(EXERCISE PROMPT): Omitting the pictures, copy exactly each line from the one containing "Write a web" up to and including the one containing "var yTicksMinor = [-17, -15, -13, -11, -9, -7];".

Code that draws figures

▼▼▼

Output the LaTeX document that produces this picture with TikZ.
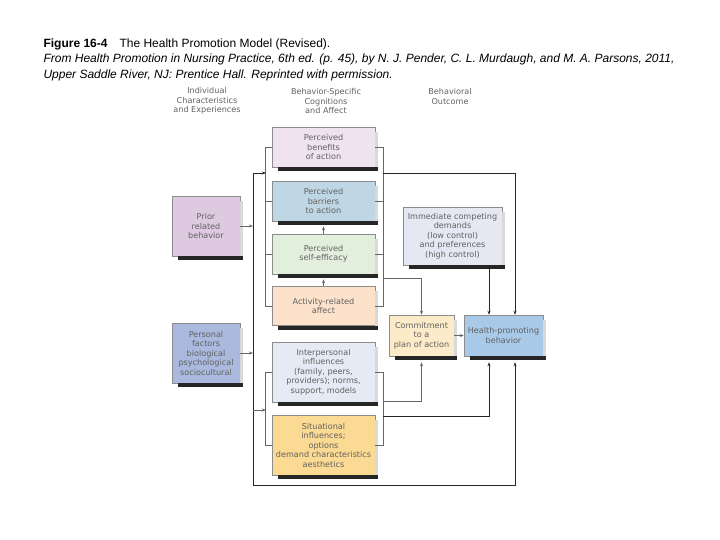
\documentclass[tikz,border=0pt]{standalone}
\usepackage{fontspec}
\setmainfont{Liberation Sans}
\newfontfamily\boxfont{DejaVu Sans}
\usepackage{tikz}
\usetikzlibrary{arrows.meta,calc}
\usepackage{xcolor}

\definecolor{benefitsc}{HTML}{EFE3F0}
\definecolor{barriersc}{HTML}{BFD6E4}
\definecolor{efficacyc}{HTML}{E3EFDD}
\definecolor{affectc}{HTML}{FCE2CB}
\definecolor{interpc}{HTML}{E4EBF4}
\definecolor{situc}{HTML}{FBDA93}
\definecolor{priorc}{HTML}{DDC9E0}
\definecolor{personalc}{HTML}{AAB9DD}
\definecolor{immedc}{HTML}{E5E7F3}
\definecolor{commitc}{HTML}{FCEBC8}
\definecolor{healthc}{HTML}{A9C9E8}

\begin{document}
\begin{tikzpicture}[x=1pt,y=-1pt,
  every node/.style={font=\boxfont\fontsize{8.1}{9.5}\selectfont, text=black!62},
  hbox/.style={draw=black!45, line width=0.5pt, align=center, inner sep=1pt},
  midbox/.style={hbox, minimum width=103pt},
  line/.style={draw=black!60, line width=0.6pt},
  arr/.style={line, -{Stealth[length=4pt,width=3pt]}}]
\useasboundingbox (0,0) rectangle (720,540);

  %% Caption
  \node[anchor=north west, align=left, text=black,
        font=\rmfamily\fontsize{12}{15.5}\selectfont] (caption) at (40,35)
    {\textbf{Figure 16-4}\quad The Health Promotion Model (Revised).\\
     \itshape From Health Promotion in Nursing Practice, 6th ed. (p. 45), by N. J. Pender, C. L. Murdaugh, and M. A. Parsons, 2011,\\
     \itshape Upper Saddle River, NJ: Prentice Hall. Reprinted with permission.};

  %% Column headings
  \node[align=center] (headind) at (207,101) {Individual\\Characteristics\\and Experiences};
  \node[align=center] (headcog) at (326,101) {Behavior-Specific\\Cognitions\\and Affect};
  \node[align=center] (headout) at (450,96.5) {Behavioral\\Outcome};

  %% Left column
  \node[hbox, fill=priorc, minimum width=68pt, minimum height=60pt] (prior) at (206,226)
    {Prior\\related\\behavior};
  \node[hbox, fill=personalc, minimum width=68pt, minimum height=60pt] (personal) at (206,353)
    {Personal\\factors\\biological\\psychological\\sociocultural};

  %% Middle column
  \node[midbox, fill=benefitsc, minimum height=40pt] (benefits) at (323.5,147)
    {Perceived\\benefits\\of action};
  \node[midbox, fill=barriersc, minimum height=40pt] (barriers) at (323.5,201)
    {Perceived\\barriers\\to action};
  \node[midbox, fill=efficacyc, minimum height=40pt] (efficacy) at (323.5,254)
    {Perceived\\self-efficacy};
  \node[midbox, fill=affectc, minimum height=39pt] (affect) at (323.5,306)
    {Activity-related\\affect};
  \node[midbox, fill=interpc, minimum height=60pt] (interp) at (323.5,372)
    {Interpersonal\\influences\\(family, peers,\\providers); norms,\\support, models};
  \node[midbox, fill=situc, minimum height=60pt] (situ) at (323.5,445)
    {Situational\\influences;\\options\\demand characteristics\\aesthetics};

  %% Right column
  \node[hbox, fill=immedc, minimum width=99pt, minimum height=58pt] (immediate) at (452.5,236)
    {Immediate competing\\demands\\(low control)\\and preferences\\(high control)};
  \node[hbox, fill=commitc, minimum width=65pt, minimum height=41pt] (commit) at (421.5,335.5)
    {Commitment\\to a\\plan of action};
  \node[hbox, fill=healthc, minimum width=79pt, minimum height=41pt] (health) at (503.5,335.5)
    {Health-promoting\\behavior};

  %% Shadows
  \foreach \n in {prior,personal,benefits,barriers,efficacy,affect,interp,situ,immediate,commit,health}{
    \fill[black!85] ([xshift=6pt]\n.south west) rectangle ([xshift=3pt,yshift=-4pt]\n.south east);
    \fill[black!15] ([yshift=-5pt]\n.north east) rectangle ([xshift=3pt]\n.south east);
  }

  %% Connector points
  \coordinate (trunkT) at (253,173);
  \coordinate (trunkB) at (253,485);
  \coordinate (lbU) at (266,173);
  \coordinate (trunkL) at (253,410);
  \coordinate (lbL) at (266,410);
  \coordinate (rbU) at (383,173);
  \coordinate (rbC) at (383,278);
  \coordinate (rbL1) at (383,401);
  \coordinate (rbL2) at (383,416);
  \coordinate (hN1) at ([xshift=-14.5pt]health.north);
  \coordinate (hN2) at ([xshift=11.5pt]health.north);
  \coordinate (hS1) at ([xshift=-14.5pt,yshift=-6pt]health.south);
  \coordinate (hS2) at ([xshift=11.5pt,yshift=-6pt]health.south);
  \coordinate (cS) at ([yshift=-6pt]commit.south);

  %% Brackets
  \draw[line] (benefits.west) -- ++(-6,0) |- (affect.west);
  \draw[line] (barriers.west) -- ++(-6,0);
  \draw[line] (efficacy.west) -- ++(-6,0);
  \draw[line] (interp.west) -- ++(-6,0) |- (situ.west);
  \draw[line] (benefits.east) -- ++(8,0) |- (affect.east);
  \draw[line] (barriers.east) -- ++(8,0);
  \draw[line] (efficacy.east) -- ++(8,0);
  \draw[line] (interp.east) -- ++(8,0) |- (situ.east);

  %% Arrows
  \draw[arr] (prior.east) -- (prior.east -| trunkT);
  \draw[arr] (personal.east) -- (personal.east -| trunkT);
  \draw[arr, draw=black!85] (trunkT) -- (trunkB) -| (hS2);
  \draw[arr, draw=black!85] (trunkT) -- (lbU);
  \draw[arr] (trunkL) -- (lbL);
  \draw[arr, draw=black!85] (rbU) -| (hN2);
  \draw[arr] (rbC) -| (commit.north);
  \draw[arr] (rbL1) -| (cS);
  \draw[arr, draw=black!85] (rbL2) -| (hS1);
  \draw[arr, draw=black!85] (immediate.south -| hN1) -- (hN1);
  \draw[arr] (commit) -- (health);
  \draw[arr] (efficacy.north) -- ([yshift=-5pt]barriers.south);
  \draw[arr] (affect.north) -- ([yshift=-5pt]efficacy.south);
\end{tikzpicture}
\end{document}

▲▲▲
▼▼▼

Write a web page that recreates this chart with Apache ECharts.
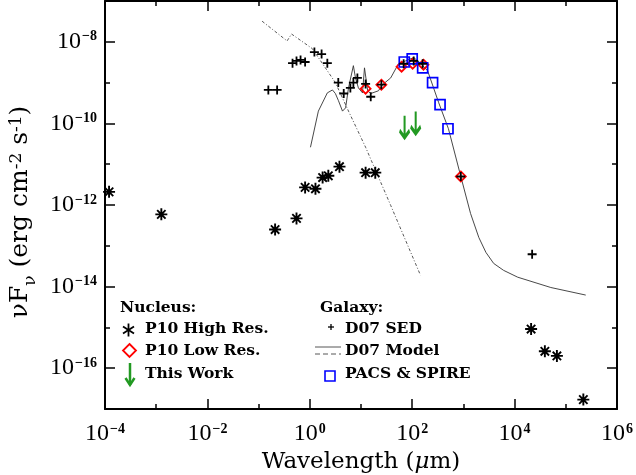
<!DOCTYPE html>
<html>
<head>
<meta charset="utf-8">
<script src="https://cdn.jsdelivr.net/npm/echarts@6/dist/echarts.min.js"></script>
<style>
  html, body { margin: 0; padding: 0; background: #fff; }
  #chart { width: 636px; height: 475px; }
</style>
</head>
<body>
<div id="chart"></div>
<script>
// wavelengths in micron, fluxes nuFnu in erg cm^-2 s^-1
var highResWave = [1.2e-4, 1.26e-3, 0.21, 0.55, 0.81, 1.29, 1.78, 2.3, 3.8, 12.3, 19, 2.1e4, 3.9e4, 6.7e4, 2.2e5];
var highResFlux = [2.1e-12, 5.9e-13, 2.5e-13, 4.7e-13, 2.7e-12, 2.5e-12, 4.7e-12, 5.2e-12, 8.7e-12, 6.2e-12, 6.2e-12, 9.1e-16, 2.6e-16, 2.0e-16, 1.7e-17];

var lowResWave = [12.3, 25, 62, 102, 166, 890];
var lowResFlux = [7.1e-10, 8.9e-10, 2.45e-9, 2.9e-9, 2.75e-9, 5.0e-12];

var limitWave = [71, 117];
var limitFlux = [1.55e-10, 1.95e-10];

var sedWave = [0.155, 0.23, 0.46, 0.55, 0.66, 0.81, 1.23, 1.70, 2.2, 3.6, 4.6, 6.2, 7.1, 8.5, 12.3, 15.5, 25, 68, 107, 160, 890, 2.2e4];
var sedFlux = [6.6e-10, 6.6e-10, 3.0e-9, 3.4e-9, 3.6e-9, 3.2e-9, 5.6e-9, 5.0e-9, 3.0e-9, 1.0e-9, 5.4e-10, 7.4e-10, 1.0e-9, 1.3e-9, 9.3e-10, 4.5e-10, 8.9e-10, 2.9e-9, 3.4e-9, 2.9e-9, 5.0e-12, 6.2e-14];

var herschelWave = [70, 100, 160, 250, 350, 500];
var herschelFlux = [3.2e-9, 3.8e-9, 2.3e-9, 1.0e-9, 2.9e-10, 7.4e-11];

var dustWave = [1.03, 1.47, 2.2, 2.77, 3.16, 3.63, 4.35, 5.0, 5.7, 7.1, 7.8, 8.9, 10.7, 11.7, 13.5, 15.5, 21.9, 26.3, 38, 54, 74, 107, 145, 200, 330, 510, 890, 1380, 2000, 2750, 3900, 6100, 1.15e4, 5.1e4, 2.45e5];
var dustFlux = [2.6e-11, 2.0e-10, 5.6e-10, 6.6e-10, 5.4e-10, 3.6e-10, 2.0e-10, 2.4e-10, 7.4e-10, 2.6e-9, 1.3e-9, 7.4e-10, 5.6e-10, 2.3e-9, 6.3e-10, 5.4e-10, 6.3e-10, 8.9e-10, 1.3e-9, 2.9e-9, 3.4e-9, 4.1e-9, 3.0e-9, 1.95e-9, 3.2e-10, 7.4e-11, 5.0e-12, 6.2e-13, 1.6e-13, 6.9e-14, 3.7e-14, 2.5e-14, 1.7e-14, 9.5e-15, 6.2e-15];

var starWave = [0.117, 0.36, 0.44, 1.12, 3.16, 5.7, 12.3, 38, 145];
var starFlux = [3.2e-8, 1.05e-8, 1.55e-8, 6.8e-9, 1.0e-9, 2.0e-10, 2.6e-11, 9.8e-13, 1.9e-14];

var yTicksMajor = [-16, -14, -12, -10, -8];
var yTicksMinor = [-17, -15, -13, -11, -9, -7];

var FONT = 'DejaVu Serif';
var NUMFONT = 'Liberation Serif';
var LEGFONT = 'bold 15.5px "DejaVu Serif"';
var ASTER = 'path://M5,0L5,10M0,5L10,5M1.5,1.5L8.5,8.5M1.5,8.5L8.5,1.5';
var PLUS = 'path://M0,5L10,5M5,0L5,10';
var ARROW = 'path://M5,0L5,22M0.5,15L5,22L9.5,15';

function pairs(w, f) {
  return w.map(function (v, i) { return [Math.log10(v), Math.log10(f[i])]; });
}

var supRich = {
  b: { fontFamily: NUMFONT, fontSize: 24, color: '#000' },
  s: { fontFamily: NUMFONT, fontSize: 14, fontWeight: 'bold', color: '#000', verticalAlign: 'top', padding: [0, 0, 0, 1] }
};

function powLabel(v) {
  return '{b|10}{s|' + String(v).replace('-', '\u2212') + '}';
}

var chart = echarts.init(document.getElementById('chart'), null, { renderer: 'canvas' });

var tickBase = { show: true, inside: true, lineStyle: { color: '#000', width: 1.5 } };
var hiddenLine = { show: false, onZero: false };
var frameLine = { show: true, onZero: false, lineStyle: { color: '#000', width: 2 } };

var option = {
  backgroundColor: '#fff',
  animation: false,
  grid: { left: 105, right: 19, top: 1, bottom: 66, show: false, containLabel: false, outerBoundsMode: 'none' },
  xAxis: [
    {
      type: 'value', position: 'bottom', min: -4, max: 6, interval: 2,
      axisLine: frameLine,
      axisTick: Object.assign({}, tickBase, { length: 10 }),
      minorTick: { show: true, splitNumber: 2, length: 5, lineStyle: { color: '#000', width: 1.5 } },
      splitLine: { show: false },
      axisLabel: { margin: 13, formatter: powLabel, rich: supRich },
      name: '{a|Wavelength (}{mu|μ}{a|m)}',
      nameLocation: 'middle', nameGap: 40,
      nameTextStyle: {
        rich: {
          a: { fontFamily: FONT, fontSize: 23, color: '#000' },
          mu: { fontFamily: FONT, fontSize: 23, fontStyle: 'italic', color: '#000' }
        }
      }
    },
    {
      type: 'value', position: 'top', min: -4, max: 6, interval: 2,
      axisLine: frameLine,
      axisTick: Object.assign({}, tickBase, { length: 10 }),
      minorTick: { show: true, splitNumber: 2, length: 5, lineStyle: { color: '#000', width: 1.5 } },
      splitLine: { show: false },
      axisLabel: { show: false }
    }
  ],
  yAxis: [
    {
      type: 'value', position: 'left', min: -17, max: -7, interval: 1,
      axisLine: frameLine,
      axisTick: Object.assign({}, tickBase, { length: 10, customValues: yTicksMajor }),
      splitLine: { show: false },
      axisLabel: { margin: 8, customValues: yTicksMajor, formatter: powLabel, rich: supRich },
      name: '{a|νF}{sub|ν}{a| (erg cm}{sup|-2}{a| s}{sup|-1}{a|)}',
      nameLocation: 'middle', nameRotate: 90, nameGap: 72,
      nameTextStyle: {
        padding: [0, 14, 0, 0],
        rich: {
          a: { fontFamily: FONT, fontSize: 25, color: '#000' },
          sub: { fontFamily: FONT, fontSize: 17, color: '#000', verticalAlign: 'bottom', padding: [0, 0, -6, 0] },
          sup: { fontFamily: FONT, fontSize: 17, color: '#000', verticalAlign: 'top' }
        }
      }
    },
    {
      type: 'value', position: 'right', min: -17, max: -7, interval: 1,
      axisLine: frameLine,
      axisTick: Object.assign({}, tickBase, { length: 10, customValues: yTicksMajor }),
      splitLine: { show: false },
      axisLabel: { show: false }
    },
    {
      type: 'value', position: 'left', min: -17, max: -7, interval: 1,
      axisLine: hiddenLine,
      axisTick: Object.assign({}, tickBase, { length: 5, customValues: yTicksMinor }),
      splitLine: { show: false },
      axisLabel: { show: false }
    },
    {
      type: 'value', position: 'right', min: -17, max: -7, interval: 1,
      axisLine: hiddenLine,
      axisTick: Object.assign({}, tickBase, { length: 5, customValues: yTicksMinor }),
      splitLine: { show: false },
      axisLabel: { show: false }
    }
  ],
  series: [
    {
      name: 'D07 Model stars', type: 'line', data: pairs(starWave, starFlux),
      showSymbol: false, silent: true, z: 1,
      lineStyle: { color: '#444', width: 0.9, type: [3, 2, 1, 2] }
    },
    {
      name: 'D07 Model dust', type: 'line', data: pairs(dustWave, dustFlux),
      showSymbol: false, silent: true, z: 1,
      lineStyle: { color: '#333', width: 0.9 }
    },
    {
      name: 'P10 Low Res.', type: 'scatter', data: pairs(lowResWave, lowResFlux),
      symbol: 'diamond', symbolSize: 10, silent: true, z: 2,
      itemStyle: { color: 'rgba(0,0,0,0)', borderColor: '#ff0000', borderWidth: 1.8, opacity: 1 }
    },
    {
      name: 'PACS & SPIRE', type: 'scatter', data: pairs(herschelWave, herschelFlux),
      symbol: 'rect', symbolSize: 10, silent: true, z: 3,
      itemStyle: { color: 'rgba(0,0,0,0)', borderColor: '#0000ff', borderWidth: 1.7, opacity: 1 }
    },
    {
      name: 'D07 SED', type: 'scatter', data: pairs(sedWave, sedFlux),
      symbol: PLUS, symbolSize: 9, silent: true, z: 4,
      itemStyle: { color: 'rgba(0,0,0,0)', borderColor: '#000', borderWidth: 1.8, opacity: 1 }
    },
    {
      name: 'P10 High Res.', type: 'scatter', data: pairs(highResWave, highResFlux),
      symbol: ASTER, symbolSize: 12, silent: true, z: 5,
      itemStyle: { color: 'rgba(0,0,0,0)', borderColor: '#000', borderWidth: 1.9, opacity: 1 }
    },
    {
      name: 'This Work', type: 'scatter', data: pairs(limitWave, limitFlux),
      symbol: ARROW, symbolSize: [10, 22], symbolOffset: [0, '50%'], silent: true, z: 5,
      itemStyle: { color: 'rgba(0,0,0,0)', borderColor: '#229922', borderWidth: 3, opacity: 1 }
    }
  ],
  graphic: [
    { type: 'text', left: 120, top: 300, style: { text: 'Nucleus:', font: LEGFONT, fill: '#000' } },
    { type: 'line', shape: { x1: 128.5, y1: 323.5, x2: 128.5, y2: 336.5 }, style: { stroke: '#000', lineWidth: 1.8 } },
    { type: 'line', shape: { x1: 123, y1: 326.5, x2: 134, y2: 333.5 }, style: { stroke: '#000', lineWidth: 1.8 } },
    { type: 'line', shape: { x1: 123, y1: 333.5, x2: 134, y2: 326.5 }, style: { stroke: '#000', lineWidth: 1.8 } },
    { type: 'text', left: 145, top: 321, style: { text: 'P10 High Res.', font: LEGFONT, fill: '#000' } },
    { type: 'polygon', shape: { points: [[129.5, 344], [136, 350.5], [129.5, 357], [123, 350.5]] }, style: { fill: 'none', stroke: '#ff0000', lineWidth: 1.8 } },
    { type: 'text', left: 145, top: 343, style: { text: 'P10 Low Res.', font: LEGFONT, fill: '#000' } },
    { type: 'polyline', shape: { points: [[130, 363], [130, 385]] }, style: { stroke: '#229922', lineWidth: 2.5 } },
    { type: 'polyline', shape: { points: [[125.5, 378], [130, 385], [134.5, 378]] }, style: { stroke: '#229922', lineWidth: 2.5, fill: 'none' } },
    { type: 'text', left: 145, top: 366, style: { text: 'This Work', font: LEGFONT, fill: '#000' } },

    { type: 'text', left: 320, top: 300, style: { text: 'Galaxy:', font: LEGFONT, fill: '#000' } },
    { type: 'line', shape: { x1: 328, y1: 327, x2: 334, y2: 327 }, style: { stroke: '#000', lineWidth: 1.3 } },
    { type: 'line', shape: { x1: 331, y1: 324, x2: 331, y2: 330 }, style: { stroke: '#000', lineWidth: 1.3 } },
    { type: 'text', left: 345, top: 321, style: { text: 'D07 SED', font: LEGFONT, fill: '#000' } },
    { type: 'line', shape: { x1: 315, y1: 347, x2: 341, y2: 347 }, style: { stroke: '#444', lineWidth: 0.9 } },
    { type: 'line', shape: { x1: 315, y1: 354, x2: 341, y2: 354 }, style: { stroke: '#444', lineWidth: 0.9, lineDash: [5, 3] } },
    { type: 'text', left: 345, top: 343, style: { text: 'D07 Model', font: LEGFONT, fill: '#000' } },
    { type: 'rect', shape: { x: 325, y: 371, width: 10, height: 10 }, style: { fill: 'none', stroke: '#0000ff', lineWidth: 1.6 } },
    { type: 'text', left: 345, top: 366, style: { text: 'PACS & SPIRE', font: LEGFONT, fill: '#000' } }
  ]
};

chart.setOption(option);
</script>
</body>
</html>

▲▲▲

(FINISHED EXERCISE):
Write a web page that recreates this chart with Apache ECharts.
<!DOCTYPE html>
<html>
<head>
<meta charset="utf-8">
<script src="https://cdn.jsdelivr.net/npm/echarts@6/dist/echarts.min.js"></script>
<style>
  html, body { margin: 0; padding: 0; background: #fff; }
  #chart { width: 636px; height: 475px; }
</style>
</head>
<body>
<div id="chart"></div>
<script>
// wavelengths in micron, fluxes nuFnu in erg cm^-2 s^-1
var highResWave = [1.2e-4, 1.26e-3, 0.21, 0.55, 0.81, 1.29, 1.78, 2.3, 3.8, 12.3, 19, 2.1e4, 3.9e4, 6.7e4, 2.2e5];
var highResFlux = [2.1e-12, 5.9e-13, 2.5e-13, 4.7e-13, 2.7e-12, 2.5e-12, 4.7e-12, 5.2e-12, 8.7e-12, 6.2e-12, 6.2e-12, 9.1e-16, 2.6e-16, 2.0e-16, 1.7e-17];

var lowResWave = [12.3, 25, 62, 102, 166, 890];
var lowResFlux = [7.1e-10, 8.9e-10, 2.45e-9, 2.9e-9, 2.75e-9, 5.0e-12];

var limitWave = [71, 117];
var limitFlux = [1.55e-10, 1.95e-10];

var sedWave = [0.155, 0.23, 0.46, 0.55, 0.66, 0.81, 1.23, 1.70, 2.2, 3.6, 4.6, 6.2, 7.1, 8.5, 12.3, 15.5, 25, 68, 107, 160, 890, 2.2e4];
var sedFlux = [6.6e-10, 6.6e-10, 3.0e-9, 3.4e-9, 3.6e-9, 3.2e-9, 5.6e-9, 5.0e-9, 3.0e-9, 1.0e-9, 5.4e-10, 7.4e-10, 1.0e-9, 1.3e-9, 9.3e-10, 4.5e-10, 8.9e-10, 2.9e-9, 3.4e-9, 2.9e-9, 5.0e-12, 6.2e-14];

var herschelWave = [70, 100, 160, 250, 350, 500];
var herschelFlux = [3.2e-9, 3.8e-9, 2.3e-9, 1.0e-9, 2.9e-10, 7.4e-11];

var dustWave = [1.03, 1.47, 2.2, 2.77, 3.16, 3.63, 4.35, 5.0, 5.7, 7.1, 7.8, 8.9, 10.7, 11.7, 13.5, 15.5, 21.9, 26.3, 38, 54, 74, 107, 145, 200, 330, 510, 890, 1380, 2000, 2750, 3900, 6100, 1.15e4, 5.1e4, 2.45e5];
var dustFlux = [2.6e-11, 2.0e-10, 5.6e-10, 6.6e-10, 5.4e-10, 3.6e-10, 2.0e-10, 2.4e-10, 7.4e-10, 2.6e-9, 1.3e-9, 7.4e-10, 5.6e-10, 2.3e-9, 6.3e-10, 5.4e-10, 6.3e-10, 8.9e-10, 1.3e-9, 2.9e-9, 3.4e-9, 4.1e-9, 3.0e-9, 1.95e-9, 3.2e-10, 7.4e-11, 5.0e-12, 6.2e-13, 1.6e-13, 6.9e-14, 3.7e-14, 2.5e-14, 1.7e-14, 9.5e-15, 6.2e-15];

var starWave = [0.117, 0.36, 0.44, 1.12, 3.16, 5.7, 12.3, 38, 145];
var starFlux = [3.2e-8, 1.05e-8, 1.55e-8, 6.8e-9, 1.0e-9, 2.0e-10, 2.6e-11, 9.8e-13, 1.9e-14];

var yTicksMajor = [-16, -14, -12, -10, -8];
var yTicksMinor = [-17, -15, -13, -11, -9, -7];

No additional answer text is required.